Can Dana Altman solve his most difficult puzzle?

Oregon Ducks guard TJ Bamba brings an aggressive physicality to the Ducks, shown here against Michigan State's Jase Richardson. Bamba made the Big Ten All-Defensive Team along with Nate Bittle.
Oregon Ducks guard TJ Bamba brings an aggressive physicality to the Ducks, shown here against Michigan State's Jase Richardson. Bamba made the Big Ten All-Defensive Team along with Nate Bittle. | Grace Hollars/IndyStar / USA TODAY NETWORK via Imagn Images

In his 34 years as a college basketball head coach Dana Altman has gained a well-deserved reputation as a guy who can unlock potential, solving mysteries while piecing a team together that gels at the right time.

Guard TJ Bamba is the Enigma Machine of the current Oregon roster, the code Altman has to crack for the Ducks to go deep in the NCAA Tournament.

Bamba came to Oregon in May 2024, a transfer from Villanova who spent three years previous at Washington State. He made the PAC-12 All-Conference Team in 2022-2023 while averaging 15.1 points a game, a career 38 percent shooter from the three-point arc.

He's been in a season-long slump with the Ducks, connecting just 38.6 percent from the floor, 25 percent on threes. It's gotten downright dismal at times: Bamba made just 5-13 shots against Indiana, 4-11 against Iowa, 4-12 against Michigan.

His defense hasn't suffered. At the end of the regular season Bamba was named to the All-Big-Ten Defensive Team along with center Nate Bittle.

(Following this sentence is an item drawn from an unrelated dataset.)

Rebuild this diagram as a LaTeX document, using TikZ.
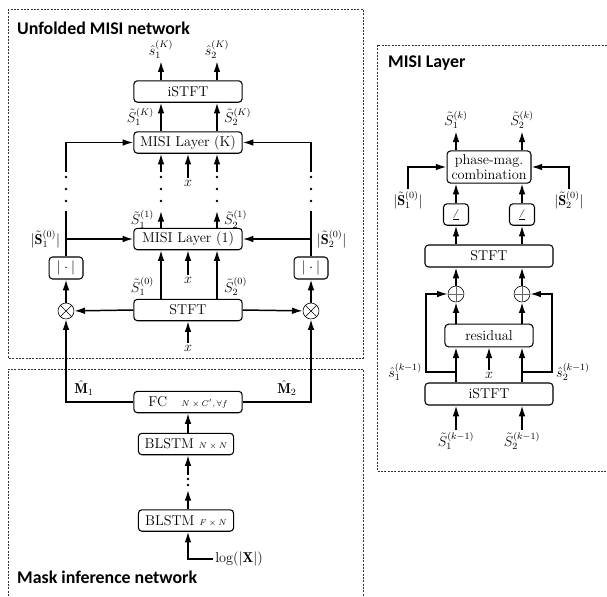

Yet when he came to the Ducks, the thinking was he might blossom as an NBA draft pick. The 6-5 guard from the Bronx who finished his prep career at Abraham Lincoln High School in Denver was a four-star prospect in the portal with leaping ability and a long wingspan.

At Big Ten Media Day they asked Bamba why he came to Oregon. Coaching, he said. "The confidence our coach instills in his players. For my last and final year, I wanted to be coached by a culture of a coach of Coach Altman's caliber. I wanted to be pushed to an extreme that nobody ever has pushed me to. And I wanted to win. I wanted to showcase myself as a winner, as a true competitor, in somebody who's willing to do whatever for the team."

The effort has been there night in and night out, and Bamba has produced some notable highlights. Even in the shooting slump, he's the Ducks third leading scorer at 10.4 points per game. He leads Oregon in steals with 57, 10th all-time in school history for a single season. At the Big Ten Tournament he erupted for 17 points and five rebounds against Indiana, and in January against Washington he put up 21. At the Players Era Festival in November he tallied a season high 22 points in the tournament's championship game against San Diego State on 7-14 shooting, 4-6 from three-point range.

In the January win over Washington another of the Ducks' transfers, ex-Stanford forward Brandon Angel had a good game also with 15 points. Altman said, “TJ and Brandon gave us what I’d been hoping they’d give us all year. That’s the kind of players they are. Great to see them play that way.”


It's not a Rubik's Cube, but if Altman can coax that kind of basketball out of them in the NCAA Tournament, the Ducks could defy the KenPom ratings and exceed their seeding.